begin SUPPLIED INFORMATION
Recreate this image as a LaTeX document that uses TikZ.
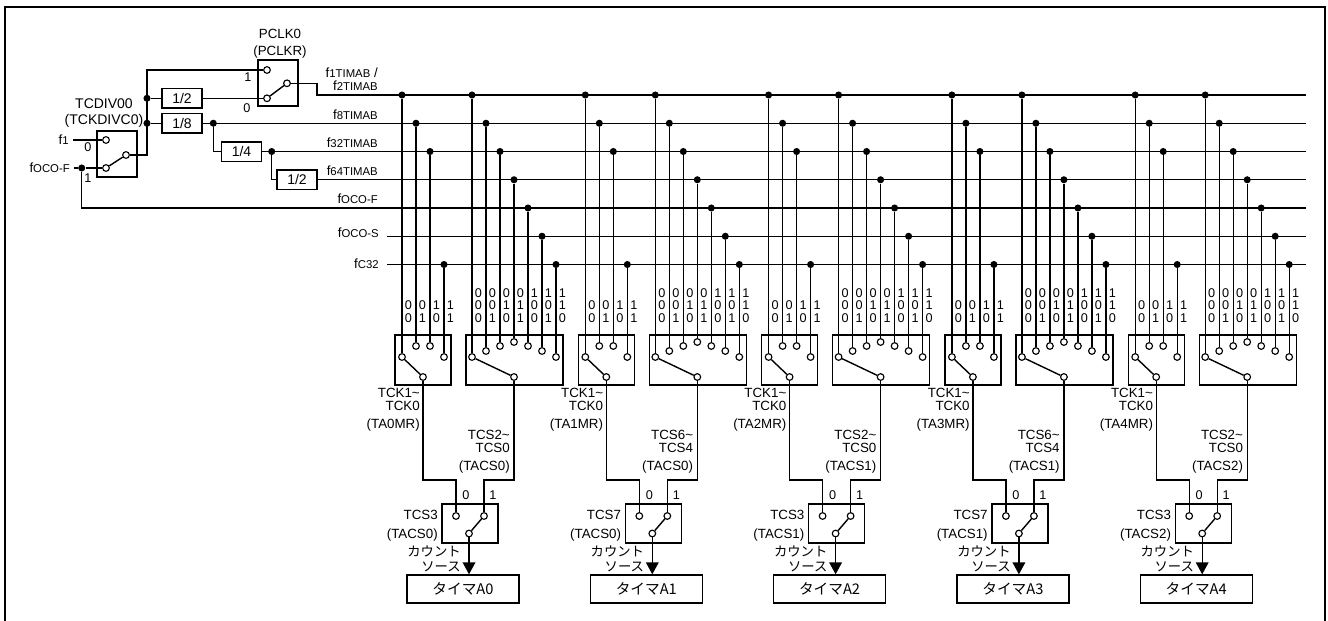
\documentclass[tikz,border=0pt]{standalone}
\usepackage{fontspec}
\setmainfont{Liberation Sans}
\newfontfamily\jpfont{Noto Sans CJK JP}
\usetikzlibrary{positioning, arrows.meta}
\newcommand{\fsub}[1]{f{\fontsize{8.5}{8.5}\selectfont #1}}
\tikzset{wire/.style={line width=1.05pt},
  pin/.style={circle, draw, line width=0.85pt, fill=white, inner sep=0pt, minimum size=5pt},
  jdot/.style={circle, fill, inner sep=0pt, minimum size=5.3pt},
  selbox/.style={draw, line width=1pt, inner sep=0pt},
  divbox/.style={draw, line width=1pt, inner sep=0pt, minimum width=30pt, minimum height=14.5pt, font=\fontsize{10.5}{10.5}\selectfont},
  lbl/.style={inner sep=0pt, align=right, font=\fontsize{10}{9.5}\selectfont},
  bit/.style={inner sep=0pt, font=\fontsize{9.5}{9.5}\selectfont},
  jlbl/.style={inner sep=0pt, align=right, font=\jpfont\fontsize{10}{11.5}\selectfont},
  tbox/.style={draw, line width=1pt, minimum width=84pt, minimum height=21pt, inner sep=0pt, font=\jpfont\fontsize{11}{11}\selectfont}}

\begin{document}
\begin{tikzpicture}[x=0.75pt, y=-0.75pt]
	\useasboundingbox (0,0) rectangle (1328,621);
	\draw[line width=1.6pt] (5,625) -- (5,7) -- (1325,7) -- (1325,625);

	% clock selectors
	\node[selbox, minimum width=30pt, minimum height=34.5pt] (tcdiv) at (117,154) {};
	\node[pin] (tcdiv0) at (106,140) {};
	\node[pin] (tcdiv1) at (106,168) {};
	\node[pin] (tcdivo) at (126,155) {};
	\draw[wire] (tcdivo) -- (tcdiv1);
	\node[lbl, align=center, font=\fontsize{10.5}{12.5}\selectfont] (tcdivl) at (104,113) {TCDIV00\\(TCKDIVC0)};
	\node[bit] (tcdivl0) at (88,147) {0};
	\node[bit] (tcdivl1) at (88,178) {1};
	\node[lbl, inner sep=3pt, anchor=east] (fone) at (73,140) {\fsub{1}};
	\node[lbl, inner sep=3pt, anchor=east] (focof) at (74,168) {\fsub{OCO-F}};
	\node[jdot] (focodot) at (81.7,168) {};
	\draw[wire] (fone) -- (tcdiv0);
	\draw[wire] (focof) -- (focodot) -- (tcdiv1);

	\node[selbox, minimum width=30pt, minimum height=34.5pt] (pclk) at (278,83) {};
	\node[pin] (pclk1) at (267,70) {};
	\node[pin] (pclk0) at (267,98.3) {};
	\node[pin] (pclko) at (287,83.3) {};
	\draw[wire] (pclko) -- (pclk0);
	\node[lbl, align=center, font=\fontsize{10}{12.5}\selectfont] (pclkl) at (280,43.5) {PCLK0\\(PCLKR)};
	\node[bit] (pclkl1) at (248,77) {1};
	\node[bit] (pclkl0) at (247,108) {0};

	% dividers
	\coordinate (tj) at (147,70);
	\node[jdot] (d2) at (147,98.3) {};
	\node[jdot] (d8) at (147,123.25) {};
	\node[divbox] (div2) at (182,98.3) {1/2};
	\node[divbox] (div8) at (182,123.25) {1/8};
	\node[divbox] (div4) at (241.5,151.5) {1/4};
	\node[divbox] (div64) at (297,179.75) {1/2};
	\node[jdot] (d8b) at (213.3,123.25) {};
	\node[jdot] (d4b) at (271.7,151.5) {};
	\draw[wire] (tcdivo) -| (tj) -- (pclk1);
	\draw[wire] (d2) -- (div2) -- (pclk0);
	\draw[wire] (d8) -- (div8);
	\draw[wire] (d8b) |- (div4);
	\draw[wire] (d4b) |- (div64);

	% count source lines
	\coordinate (pj) at (317,95);
	\foreach \i/\y in {1/95, 2/123.25, 3/151.5, 4/179.75, 5/208, 6/236.25, 7/264.5}
		\coordinate (L\i) at (1306,\y);
	\coordinate (L6s) at (387,236.25);
	\coordinate (L7s) at (387,264.5);
	\draw[wire] (pclko) -| (pj) -- (L1);
	\draw[wire] (div8) -- (L2);
	\draw[wire] (div4) -- (L3);
	\draw[wire] (div64) -- (L4);
	\draw[wire] (focodot) |- (L5);
	\draw[wire] (L6s) -- (L6);
	\draw[wire] (L7s) -- (L7);
	\node[lbl, anchor=east, font=\fontsize{10}{10}\selectfont] (n1) at (378,79) {\fsub{1TIMAB} /\\\fsub{2TIMAB}};
	\node[lbl, anchor=east] (n2) at (378,115) {\fsub{8TIMAB}};
	\node[lbl, anchor=east] (n3) at (378,142.5) {\fsub{32TIMAB}};
	\node[lbl, anchor=east] (n4) at (378,170.5) {\fsub{64TIMAB}};
	\node[lbl, anchor=east] (n5) at (378,198.5) {\fsub{OCO-F}};
	\node[lbl, anchor=east] (n6) at (379,233) {\fsub{OCO-S}};
	\node[lbl, anchor=east] (n7) at (379,263.5) {\fsub{C32}};

	% timers A0..A4
	\foreach \k/\mr/\hi/\lo/\cs/\sel/\tmr in {0/TA0MR/2/0/TACS0/3/A0, 1/TA1MR/6/4/TACS0/7/A1, 2/TA2MR/2/0/TACS1/3/A2, 3/TA3MR/6/4/TACS1/7/A3, 4/TA4MR/2/0/TACS2/3/A4}{
		\pgfmathsetmacro\xo{402+183.3*\k}
		\begin{scope}[shift={(\xo,0)}]
		\node[selbox, minimum width=42pt, minimum height=37.5pt] (selS\k) at (21,360) {};
		\foreach \i/\dx/\py/\ly/\a/\b in {1/0/357/95/0/0, 2/14/346/123.25/0/1, 3/28/346/151.5/1/0, 4/42/357/264.5/1/1}{
			\node[jdot] (sd\k\i) at (\dx,\ly) {};
			\node[pin] (sp\k\i) at (\dx,\py) {};
			\draw[wire] (sd\k\i) -- (sp\k\i);
			\node[bit] (sa\k\i) at (\dx+6.5,305) {\a};
			\node[bit] (sb\k\i) at (\dx+6.5,318) {\b};
		}
		\node[pin] (so\k) at (21,377) {};
		\draw[wire] (so\k) -- (sp\k1);

		\node[selbox, minimum width=72.75pt, minimum height=37.5pt] (selB\k) at (112.5,360) {};
		\foreach \i/\py/\a/\b/\c in {0/357/0/0/0, 1/351/0/0/1, 2/346/0/1/0, 3/342/0/1/1, 4/346/1/0/0, 5/351/1/0/1, 6/357/1/1/0}{
			\node[jdot] (bd\k\i) at (70+14*\i,95+28.25*\i) {};
			\node[pin] (bp\k\i) at (70+14*\i,\py) {};
			\draw[wire] (bd\k\i) -- (bp\k\i);
			\node[bit] (ba\k\i) at (76.5+14*\i,293) {\a};
			\node[bit] (bb\k\i) at (76.5+14*\i,305) {\b};
			\node[bit] (bc\k\i) at (76.5+14*\i,318) {\c};
		}
		\node[pin] (bo\k) at (112,377) {};
		\draw[wire] (bo\k) -- (bp\k0);

		\node[selbox, minimum width=42pt, minimum height=29.25pt] (selF\k) at (68,523.5) {};
		\node[pin] (fp\k0) at (54,516) {};
		\node[pin] (fp\k1) at (82,516) {};
		\node[pin] (fo\k) at (67,533.5) {};
		\draw[wire] (fo\k) -- (fp\k1);
		\coordinate (ja\k) at (54,480);
		\coordinate (jb\k) at (82,480);
		\draw[wire] (so\k) |- (ja\k) -- (fp\k0);
		\draw[wire] (bo\k) |- (jb\k) -- (fp\k1);
		\node[bit] (lz\k) at (64,495) {0};
		\node[bit] (lo\k) at (91,495) {1};

		\node[tbox] (tm\k) at (61,589) {タイマ\tmr};
		\draw[wire, -{Triangle[length=9pt,width=9.5pt]}] (fo\k) -- (fo\k |- tm\k.north);

		\node[lbl, anchor=east] (lk\k) at (18,410) {TCK1\textasciitilde\\TCK0\\[4.5pt](\mr)};
		\node[lbl, anchor=east] (ls\k) at (108,452) {TCS\hi\textasciitilde\\TCS\lo\\[4.5pt](\cs)};
		\node[lbl, anchor=east] (lf\k) at (36,526) {TCS\sel\\[4.5pt](\cs)};
		\node[jlbl, anchor=east] (lc\k) at (59,559) {カウント\\ソース};
		\end{scope}
	}
\end{tikzpicture}
\end{document}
end SUPPLIED INFORMATION
Everything from the first line to the line with "(1325,7) -- (1325,625);" must be repeated exactly, and nothing else. Leave the pictures out.

Recreate this image as a LaTeX document that uses TikZ.
\documentclass[tikz,border=0pt]{standalone}
\usepackage{fontspec}
\setmainfont{Liberation Sans}
\newfontfamily\jpfont{Noto Sans CJK JP}
\usetikzlibrary{positioning, arrows.meta}
\newcommand{\fsub}[1]{f{\fontsize{8.5}{8.5}\selectfont #1}}
\tikzset{wire/.style={line width=1.05pt},
  pin/.style={circle, draw, line width=0.85pt, fill=white, inner sep=0pt, minimum size=5pt},
  jdot/.style={circle, fill, inner sep=0pt, minimum size=5.3pt},
  selbox/.style={draw, line width=1pt, inner sep=0pt},
  divbox/.style={draw, line width=1pt, inner sep=0pt, minimum width=30pt, minimum height=14.5pt, font=\fontsize{10.5}{10.5}\selectfont},
  lbl/.style={inner sep=0pt, align=right, font=\fontsize{10}{9.5}\selectfont},
  bit/.style={inner sep=0pt, font=\fontsize{9.5}{9.5}\selectfont},
  jlbl/.style={inner sep=0pt, align=right, font=\jpfont\fontsize{10}{11.5}\selectfont},
  tbox/.style={draw, line width=1pt, minimum width=84pt, minimum height=21pt, inner sep=0pt, font=\jpfont\fontsize{11}{11}\selectfont}}

\begin{document}
\begin{tikzpicture}[x=0.75pt, y=-0.75pt]
	\useasboundingbox (0,0) rectangle (1328,621);
	\draw[line width=1.6pt] (5,625) -- (5,7) -- (1325,7) -- (1325,625);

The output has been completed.